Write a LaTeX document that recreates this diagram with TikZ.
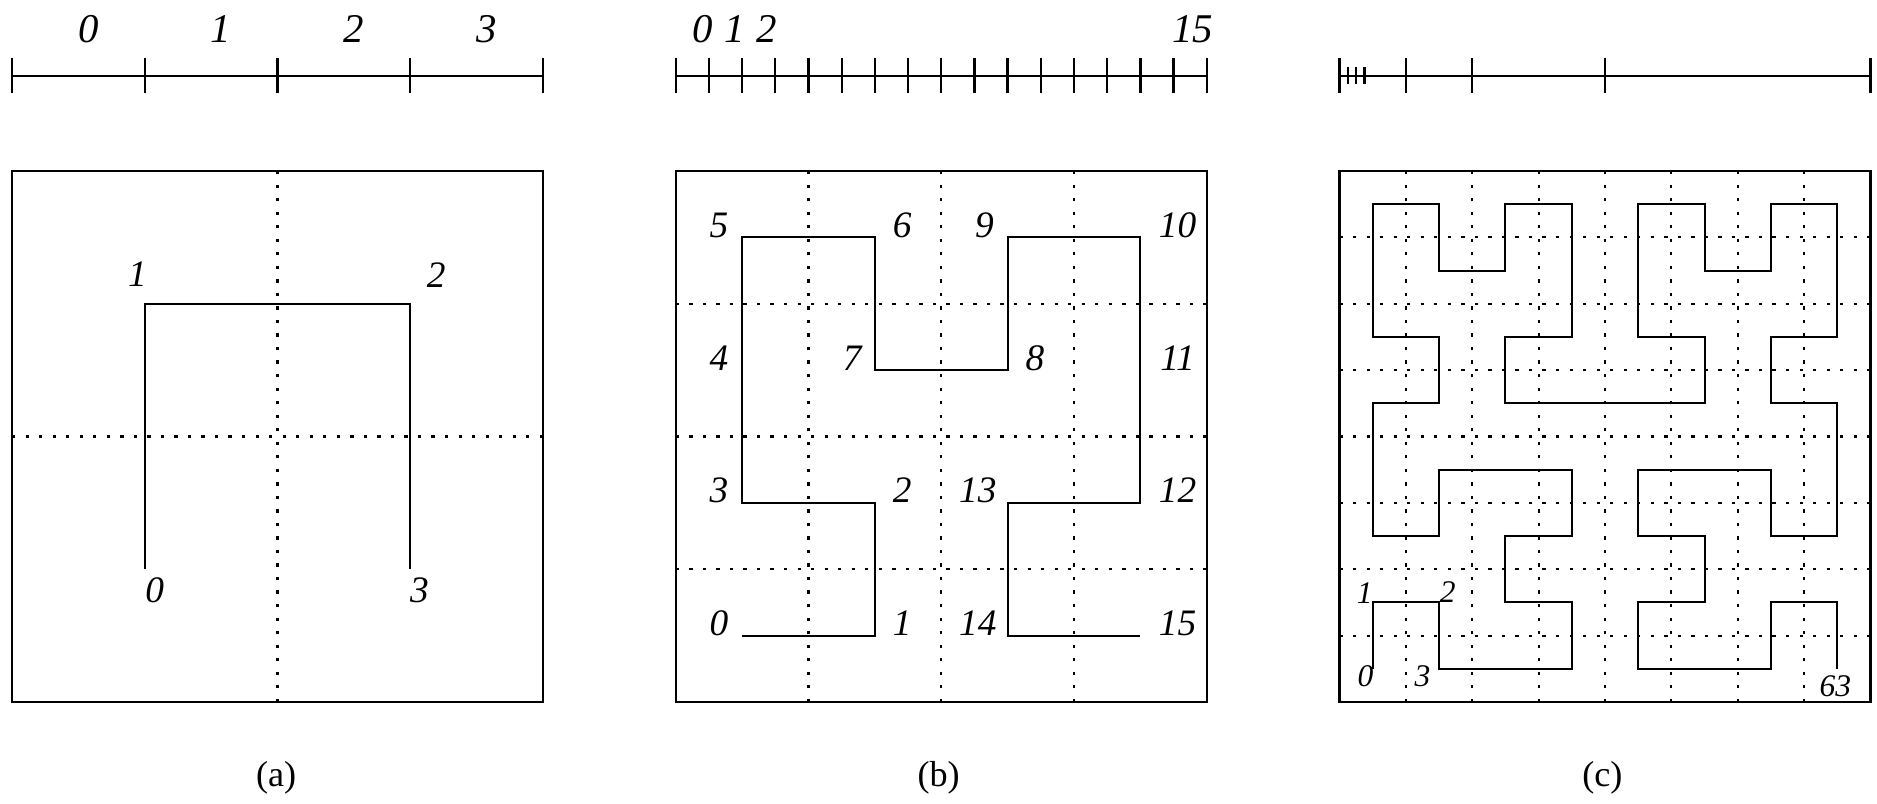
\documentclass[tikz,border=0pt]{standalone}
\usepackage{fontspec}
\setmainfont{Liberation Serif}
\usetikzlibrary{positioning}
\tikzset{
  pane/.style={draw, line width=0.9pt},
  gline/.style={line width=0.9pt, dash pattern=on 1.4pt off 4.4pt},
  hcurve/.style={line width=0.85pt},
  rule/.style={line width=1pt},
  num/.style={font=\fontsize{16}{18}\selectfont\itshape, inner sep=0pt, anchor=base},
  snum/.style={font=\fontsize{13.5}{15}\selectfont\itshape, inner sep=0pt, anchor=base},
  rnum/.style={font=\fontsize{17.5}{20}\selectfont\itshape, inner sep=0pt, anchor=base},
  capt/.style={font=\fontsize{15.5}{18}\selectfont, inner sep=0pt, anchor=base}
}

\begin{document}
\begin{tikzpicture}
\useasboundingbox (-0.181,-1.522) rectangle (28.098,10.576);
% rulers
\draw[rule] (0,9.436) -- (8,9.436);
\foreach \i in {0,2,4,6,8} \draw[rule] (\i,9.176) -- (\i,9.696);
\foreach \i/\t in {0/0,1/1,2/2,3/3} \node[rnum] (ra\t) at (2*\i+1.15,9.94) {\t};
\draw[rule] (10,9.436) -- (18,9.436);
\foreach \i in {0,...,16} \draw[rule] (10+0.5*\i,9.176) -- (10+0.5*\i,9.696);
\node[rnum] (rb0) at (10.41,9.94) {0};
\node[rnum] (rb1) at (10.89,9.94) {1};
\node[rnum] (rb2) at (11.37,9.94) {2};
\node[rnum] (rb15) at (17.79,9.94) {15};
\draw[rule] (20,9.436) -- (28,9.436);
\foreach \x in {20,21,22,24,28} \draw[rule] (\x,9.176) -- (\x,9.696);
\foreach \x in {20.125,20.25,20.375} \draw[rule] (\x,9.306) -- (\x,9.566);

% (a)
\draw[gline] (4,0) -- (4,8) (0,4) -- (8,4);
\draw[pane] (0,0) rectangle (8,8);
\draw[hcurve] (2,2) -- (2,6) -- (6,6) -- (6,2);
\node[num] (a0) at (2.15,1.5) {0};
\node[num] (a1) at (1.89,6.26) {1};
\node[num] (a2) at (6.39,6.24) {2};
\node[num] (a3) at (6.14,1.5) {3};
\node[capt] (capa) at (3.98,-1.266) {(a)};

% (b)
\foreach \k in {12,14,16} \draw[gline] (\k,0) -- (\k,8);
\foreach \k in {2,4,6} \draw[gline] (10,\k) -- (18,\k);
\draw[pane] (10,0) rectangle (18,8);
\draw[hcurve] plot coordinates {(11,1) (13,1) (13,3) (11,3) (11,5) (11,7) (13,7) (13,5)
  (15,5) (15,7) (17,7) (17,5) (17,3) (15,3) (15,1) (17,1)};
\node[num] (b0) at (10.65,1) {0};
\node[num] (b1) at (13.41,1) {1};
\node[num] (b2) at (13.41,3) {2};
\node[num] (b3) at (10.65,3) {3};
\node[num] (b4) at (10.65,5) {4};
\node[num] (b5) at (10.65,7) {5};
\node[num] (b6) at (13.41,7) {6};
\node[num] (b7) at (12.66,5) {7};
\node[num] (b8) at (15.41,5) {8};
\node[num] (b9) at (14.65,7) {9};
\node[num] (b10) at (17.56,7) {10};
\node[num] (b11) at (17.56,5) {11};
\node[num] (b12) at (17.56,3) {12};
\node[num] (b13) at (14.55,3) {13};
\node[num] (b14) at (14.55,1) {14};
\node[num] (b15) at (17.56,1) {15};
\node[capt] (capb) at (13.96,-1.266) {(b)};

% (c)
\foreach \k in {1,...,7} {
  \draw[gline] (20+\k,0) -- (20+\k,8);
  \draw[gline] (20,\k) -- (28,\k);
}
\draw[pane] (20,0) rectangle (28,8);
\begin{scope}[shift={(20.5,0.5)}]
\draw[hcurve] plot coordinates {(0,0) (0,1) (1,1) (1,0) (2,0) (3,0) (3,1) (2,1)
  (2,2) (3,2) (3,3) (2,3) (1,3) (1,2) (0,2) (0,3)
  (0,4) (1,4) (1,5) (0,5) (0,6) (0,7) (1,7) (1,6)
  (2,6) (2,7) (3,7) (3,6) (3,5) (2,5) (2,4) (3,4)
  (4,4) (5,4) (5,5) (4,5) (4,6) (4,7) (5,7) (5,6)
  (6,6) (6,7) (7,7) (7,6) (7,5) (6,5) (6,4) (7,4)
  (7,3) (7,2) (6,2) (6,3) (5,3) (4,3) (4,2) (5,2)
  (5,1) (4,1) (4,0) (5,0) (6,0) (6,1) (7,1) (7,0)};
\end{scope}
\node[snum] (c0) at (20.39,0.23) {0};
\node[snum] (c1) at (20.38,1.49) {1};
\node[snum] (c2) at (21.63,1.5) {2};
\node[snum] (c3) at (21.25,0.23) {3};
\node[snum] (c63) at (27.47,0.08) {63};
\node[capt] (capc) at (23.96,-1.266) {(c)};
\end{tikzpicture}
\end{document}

========

EXERCISE BRIEF:
Using the material above, set down every line exactly, but skip the pictures.

COMPLETE ANSWER:
Write a LaTeX document that recreates this diagram with TikZ.
\documentclass[tikz,border=0pt]{standalone}
\usepackage{fontspec}
\setmainfont{Liberation Serif}
\usetikzlibrary{positioning}
\tikzset{
  pane/.style={draw, line width=0.9pt},
  gline/.style={line width=0.9pt, dash pattern=on 1.4pt off 4.4pt},
  hcurve/.style={line width=0.85pt},
  rule/.style={line width=1pt},
  num/.style={font=\fontsize{16}{18}\selectfont\itshape, inner sep=0pt, anchor=base},
  snum/.style={font=\fontsize{13.5}{15}\selectfont\itshape, inner sep=0pt, anchor=base},
  rnum/.style={font=\fontsize{17.5}{20}\selectfont\itshape, inner sep=0pt, anchor=base},
  capt/.style={font=\fontsize{15.5}{18}\selectfont, inner sep=0pt, anchor=base}
}

\begin{document}
\begin{tikzpicture}
\useasboundingbox (-0.181,-1.522) rectangle (28.098,10.576);
% rulers
\draw[rule] (0,9.436) -- (8,9.436);
\foreach \i in {0,2,4,6,8} \draw[rule] (\i,9.176) -- (\i,9.696);
\foreach \i/\t in {0/0,1/1,2/2,3/3} \node[rnum] (ra\t) at (2*\i+1.15,9.94) {\t};
\draw[rule] (10,9.436) -- (18,9.436);
\foreach \i in {0,...,16} \draw[rule] (10+0.5*\i,9.176) -- (10+0.5*\i,9.696);
\node[rnum] (rb0) at (10.41,9.94) {0};
\node[rnum] (rb1) at (10.89,9.94) {1};
\node[rnum] (rb2) at (11.37,9.94) {2};
\node[rnum] (rb15) at (17.79,9.94) {15};
\draw[rule] (20,9.436) -- (28,9.436);
\foreach \x in {20,21,22,24,28} \draw[rule] (\x,9.176) -- (\x,9.696);
\foreach \x in {20.125,20.25,20.375} \draw[rule] (\x,9.306) -- (\x,9.566);

% (a)
\draw[gline] (4,0) -- (4,8) (0,4) -- (8,4);
\draw[pane] (0,0) rectangle (8,8);
\draw[hcurve] (2,2) -- (2,6) -- (6,6) -- (6,2);
\node[num] (a0) at (2.15,1.5) {0};
\node[num] (a1) at (1.89,6.26) {1};
\node[num] (a2) at (6.39,6.24) {2};
\node[num] (a3) at (6.14,1.5) {3};
\node[capt] (capa) at (3.98,-1.266) {(a)};

% (b)
\foreach \k in {12,14,16} \draw[gline] (\k,0) -- (\k,8);
\foreach \k in {2,4,6} \draw[gline] (10,\k) -- (18,\k);
\draw[pane] (10,0) rectangle (18,8);
\draw[hcurve] plot coordinates {(11,1) (13,1) (13,3) (11,3) (11,5) (11,7) (13,7) (13,5)
  (15,5) (15,7) (17,7) (17,5) (17,3) (15,3) (15,1) (17,1)};
\node[num] (b0) at (10.65,1) {0};
\node[num] (b1) at (13.41,1) {1};
\node[num] (b2) at (13.41,3) {2};
\node[num] (b3) at (10.65,3) {3};
\node[num] (b4) at (10.65,5) {4};
\node[num] (b5) at (10.65,7) {5};
\node[num] (b6) at (13.41,7) {6};
\node[num] (b7) at (12.66,5) {7};
\node[num] (b8) at (15.41,5) {8};
\node[num] (b9) at (14.65,7) {9};
\node[num] (b10) at (17.56,7) {10};
\node[num] (b11) at (17.56,5) {11};
\node[num] (b12) at (17.56,3) {12};
\node[num] (b13) at (14.55,3) {13};
\node[num] (b14) at (14.55,1) {14};
\node[num] (b15) at (17.56,1) {15};
\node[capt] (capb) at (13.96,-1.266) {(b)};

% (c)
\foreach \k in {1,...,7} {
  \draw[gline] (20+\k,0) -- (20+\k,8);
  \draw[gline] (20,\k) -- (28,\k);
}
\draw[pane] (20,0) rectangle (28,8);
\begin{scope}[shift={(20.5,0.5)}]
\draw[hcurve] plot coordinates {(0,0) (0,1) (1,1) (1,0) (2,0) (3,0) (3,1) (2,1)
  (2,2) (3,2) (3,3) (2,3) (1,3) (1,2) (0,2) (0,3)
  (0,4) (1,4) (1,5) (0,5) (0,6) (0,7) (1,7) (1,6)
  (2,6) (2,7) (3,7) (3,6) (3,5) (2,5) (2,4) (3,4)
  (4,4) (5,4) (5,5) (4,5) (4,6) (4,7) (5,7) (5,6)
  (6,6) (6,7) (7,7) (7,6) (7,5) (6,5) (6,4) (7,4)
  (7,3) (7,2) (6,2) (6,3) (5,3) (4,3) (4,2) (5,2)
  (5,1) (4,1) (4,0) (5,0) (6,0) (6,1) (7,1) (7,0)};
\end{scope}
\node[snum] (c0) at (20.39,0.23) {0};
\node[snum] (c1) at (20.38,1.49) {1};
\node[snum] (c2) at (21.63,1.5) {2};
\node[snum] (c3) at (21.25,0.23) {3};
\node[snum] (c63) at (27.47,0.08) {63};
\node[capt] (capc) at (23.96,-1.266) {(c)};
\end{tikzpicture}
\end{document}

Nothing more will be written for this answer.